Return only the lines from the top of the data down to the one that holds "Chart.register(...registerables);", both included, without any pictures.

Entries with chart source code
########
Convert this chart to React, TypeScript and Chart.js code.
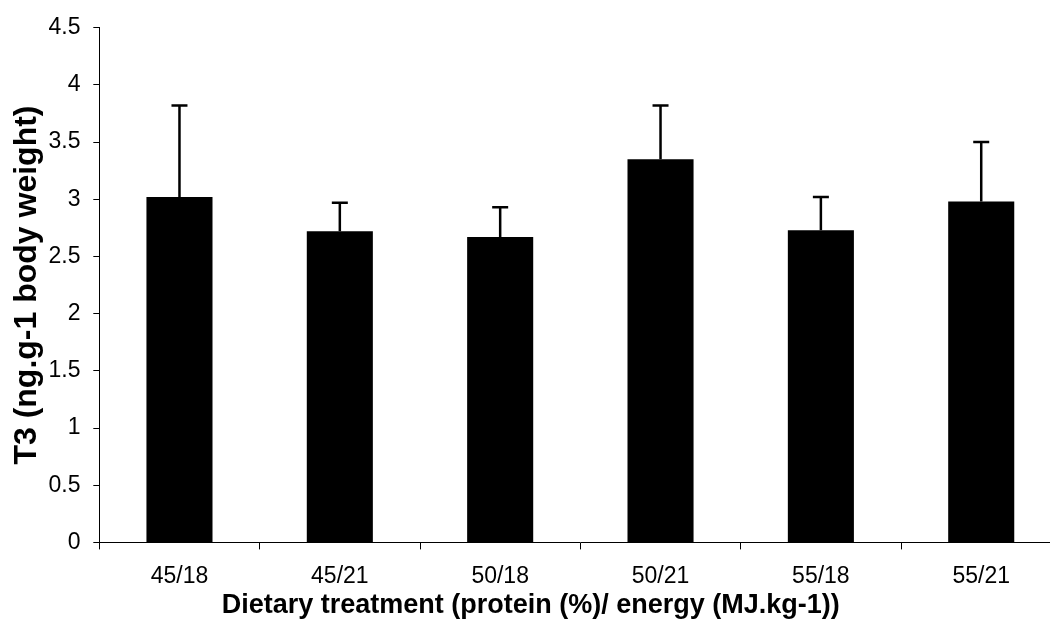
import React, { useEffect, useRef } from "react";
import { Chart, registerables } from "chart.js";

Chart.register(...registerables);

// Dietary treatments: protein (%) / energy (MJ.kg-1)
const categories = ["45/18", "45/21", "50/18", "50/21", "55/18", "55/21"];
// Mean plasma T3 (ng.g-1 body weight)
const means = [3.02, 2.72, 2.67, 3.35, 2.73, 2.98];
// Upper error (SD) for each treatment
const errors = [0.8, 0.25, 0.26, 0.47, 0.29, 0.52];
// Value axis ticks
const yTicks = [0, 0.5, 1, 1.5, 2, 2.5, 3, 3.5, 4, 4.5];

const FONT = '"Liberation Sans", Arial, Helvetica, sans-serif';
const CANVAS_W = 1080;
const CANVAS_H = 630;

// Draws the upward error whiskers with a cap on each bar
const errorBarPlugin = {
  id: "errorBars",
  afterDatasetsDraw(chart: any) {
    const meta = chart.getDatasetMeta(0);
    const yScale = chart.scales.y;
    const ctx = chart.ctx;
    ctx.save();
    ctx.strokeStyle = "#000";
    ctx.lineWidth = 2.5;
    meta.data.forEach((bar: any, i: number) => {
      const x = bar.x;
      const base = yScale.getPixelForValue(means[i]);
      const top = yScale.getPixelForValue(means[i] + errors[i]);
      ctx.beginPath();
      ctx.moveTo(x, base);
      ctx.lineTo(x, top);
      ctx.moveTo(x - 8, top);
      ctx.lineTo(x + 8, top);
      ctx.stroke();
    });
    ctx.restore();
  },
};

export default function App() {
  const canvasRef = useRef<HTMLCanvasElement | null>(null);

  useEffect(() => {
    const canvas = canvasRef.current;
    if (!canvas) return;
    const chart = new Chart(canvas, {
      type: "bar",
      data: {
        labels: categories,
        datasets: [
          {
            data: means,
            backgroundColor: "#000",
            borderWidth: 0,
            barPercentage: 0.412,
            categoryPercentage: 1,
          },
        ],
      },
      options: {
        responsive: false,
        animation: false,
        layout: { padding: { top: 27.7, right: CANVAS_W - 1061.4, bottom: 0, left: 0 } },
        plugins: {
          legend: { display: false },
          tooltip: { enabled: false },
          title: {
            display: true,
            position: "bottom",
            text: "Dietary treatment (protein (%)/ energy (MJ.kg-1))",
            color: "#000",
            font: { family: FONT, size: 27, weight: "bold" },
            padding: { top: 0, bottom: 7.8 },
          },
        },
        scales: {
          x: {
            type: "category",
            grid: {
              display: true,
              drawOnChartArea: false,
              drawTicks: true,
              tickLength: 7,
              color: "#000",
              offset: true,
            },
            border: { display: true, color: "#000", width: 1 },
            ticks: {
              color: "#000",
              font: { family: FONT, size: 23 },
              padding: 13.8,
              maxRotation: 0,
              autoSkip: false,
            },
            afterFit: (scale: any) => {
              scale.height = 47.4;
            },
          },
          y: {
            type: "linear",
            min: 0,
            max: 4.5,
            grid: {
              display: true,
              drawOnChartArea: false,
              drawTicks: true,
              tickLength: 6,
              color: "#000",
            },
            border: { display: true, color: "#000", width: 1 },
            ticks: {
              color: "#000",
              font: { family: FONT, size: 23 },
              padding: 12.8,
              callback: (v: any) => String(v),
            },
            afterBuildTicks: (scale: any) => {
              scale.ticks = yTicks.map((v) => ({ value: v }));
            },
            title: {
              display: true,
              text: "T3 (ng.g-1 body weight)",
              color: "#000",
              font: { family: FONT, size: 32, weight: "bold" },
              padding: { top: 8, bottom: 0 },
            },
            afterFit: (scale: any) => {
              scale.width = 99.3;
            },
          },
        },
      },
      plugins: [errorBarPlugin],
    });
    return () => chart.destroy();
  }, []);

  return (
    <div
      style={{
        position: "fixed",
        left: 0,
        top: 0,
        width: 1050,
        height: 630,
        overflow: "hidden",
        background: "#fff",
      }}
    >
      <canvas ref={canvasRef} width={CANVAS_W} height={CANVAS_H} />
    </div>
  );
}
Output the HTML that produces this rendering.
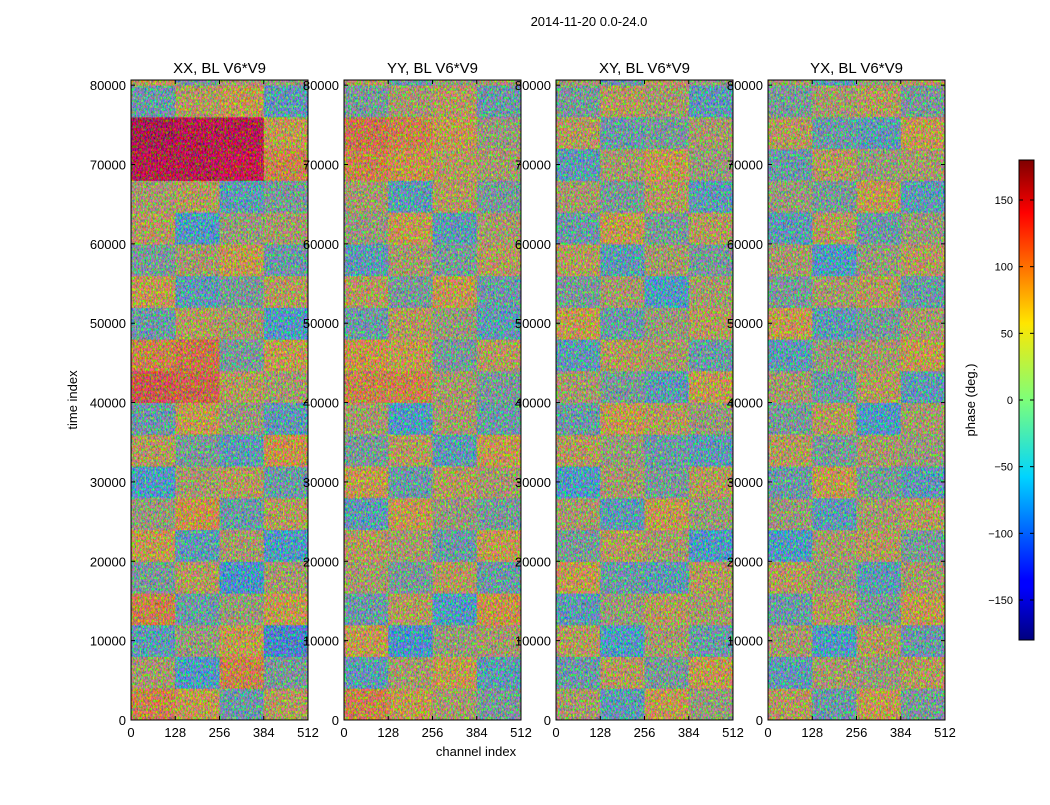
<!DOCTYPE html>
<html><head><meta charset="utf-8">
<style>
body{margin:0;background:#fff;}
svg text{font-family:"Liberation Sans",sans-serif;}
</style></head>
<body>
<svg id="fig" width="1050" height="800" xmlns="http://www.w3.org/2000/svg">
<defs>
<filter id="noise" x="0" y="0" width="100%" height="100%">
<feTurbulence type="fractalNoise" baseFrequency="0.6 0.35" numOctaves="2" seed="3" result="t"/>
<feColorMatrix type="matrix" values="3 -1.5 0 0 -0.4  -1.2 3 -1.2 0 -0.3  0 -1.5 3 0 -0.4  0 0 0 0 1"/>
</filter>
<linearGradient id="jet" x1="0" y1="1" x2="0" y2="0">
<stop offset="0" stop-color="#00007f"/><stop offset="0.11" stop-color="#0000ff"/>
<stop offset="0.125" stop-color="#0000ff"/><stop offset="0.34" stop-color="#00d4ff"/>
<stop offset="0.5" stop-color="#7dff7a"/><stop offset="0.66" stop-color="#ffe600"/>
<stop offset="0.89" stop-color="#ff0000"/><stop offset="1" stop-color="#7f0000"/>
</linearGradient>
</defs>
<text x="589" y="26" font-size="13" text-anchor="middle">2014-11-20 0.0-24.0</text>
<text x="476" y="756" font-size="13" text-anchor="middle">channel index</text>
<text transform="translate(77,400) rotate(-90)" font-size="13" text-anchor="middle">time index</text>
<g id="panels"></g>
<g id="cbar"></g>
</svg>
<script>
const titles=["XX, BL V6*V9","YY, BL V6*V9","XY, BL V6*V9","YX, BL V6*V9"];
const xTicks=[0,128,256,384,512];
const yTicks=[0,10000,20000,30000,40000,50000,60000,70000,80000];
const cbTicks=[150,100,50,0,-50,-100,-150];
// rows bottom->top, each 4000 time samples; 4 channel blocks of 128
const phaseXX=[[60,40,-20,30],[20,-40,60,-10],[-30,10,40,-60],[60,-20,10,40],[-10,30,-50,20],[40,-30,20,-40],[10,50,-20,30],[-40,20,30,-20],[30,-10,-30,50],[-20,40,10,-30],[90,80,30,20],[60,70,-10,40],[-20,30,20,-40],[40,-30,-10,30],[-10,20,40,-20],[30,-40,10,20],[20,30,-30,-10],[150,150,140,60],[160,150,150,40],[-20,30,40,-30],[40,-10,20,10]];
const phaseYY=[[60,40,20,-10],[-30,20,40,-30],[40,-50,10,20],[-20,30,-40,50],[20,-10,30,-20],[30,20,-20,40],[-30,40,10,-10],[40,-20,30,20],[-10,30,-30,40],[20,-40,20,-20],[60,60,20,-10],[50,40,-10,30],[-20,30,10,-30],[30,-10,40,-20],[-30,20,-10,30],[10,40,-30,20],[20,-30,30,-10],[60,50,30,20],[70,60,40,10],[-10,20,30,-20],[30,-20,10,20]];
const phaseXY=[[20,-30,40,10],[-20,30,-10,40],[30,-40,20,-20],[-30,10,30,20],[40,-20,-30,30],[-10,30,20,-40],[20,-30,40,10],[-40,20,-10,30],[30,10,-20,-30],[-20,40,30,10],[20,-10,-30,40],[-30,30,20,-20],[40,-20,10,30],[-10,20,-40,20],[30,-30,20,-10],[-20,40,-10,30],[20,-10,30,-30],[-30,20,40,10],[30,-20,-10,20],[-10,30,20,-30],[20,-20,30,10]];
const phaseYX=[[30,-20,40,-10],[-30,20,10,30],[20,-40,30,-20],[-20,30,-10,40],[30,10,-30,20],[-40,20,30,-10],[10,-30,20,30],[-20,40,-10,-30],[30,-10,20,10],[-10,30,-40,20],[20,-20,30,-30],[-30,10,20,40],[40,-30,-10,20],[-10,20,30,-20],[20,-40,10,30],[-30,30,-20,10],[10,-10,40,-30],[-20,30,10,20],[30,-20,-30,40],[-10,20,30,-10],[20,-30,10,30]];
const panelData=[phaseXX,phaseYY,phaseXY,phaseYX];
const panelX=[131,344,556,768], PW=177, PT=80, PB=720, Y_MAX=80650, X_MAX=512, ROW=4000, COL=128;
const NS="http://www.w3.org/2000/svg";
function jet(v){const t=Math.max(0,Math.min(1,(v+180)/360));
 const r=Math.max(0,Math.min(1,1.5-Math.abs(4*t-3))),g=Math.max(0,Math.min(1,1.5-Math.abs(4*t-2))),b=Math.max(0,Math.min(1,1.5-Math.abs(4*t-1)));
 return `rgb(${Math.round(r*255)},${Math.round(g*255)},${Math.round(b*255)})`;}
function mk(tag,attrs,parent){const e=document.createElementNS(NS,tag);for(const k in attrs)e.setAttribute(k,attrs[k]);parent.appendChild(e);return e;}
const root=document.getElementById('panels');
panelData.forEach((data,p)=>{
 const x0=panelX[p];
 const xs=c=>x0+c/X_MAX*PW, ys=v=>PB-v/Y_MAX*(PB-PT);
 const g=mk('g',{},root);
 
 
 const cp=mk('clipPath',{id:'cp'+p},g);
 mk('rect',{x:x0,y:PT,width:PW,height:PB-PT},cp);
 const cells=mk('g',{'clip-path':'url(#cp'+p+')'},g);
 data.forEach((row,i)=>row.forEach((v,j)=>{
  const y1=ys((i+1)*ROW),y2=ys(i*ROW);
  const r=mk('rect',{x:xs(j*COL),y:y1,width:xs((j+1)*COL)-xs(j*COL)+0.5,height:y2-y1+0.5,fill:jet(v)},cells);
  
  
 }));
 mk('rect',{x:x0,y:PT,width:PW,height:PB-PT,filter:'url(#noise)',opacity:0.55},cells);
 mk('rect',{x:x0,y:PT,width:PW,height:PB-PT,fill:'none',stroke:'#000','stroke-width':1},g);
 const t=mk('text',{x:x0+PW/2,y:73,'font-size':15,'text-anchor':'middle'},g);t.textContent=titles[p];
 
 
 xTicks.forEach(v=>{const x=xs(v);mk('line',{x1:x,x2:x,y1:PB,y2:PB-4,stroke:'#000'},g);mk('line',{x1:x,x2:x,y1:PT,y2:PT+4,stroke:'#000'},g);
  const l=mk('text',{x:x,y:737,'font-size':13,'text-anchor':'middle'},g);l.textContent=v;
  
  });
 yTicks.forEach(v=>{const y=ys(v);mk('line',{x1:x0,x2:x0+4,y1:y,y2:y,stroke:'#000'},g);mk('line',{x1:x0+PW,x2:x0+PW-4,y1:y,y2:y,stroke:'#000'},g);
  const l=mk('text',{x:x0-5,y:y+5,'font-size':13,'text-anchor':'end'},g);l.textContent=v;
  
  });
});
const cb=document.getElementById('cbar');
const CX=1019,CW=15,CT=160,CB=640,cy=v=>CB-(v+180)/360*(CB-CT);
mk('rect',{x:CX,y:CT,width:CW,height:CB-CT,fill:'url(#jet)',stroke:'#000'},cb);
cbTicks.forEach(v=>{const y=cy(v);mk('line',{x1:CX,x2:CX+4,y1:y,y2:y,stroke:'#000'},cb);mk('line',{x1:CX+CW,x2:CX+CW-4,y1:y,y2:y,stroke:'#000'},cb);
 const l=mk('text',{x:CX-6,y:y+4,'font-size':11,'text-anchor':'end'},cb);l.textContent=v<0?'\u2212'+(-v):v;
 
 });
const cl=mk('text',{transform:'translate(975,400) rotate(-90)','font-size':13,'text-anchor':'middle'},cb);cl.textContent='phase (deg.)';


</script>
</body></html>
########
• _The completed task_:
Convert this chart to React, TypeScript and Chart.js code.
import React, { useEffect, useRef } from "react";
import { Chart, registerables } from "chart.js";

Chart.register(...registerables);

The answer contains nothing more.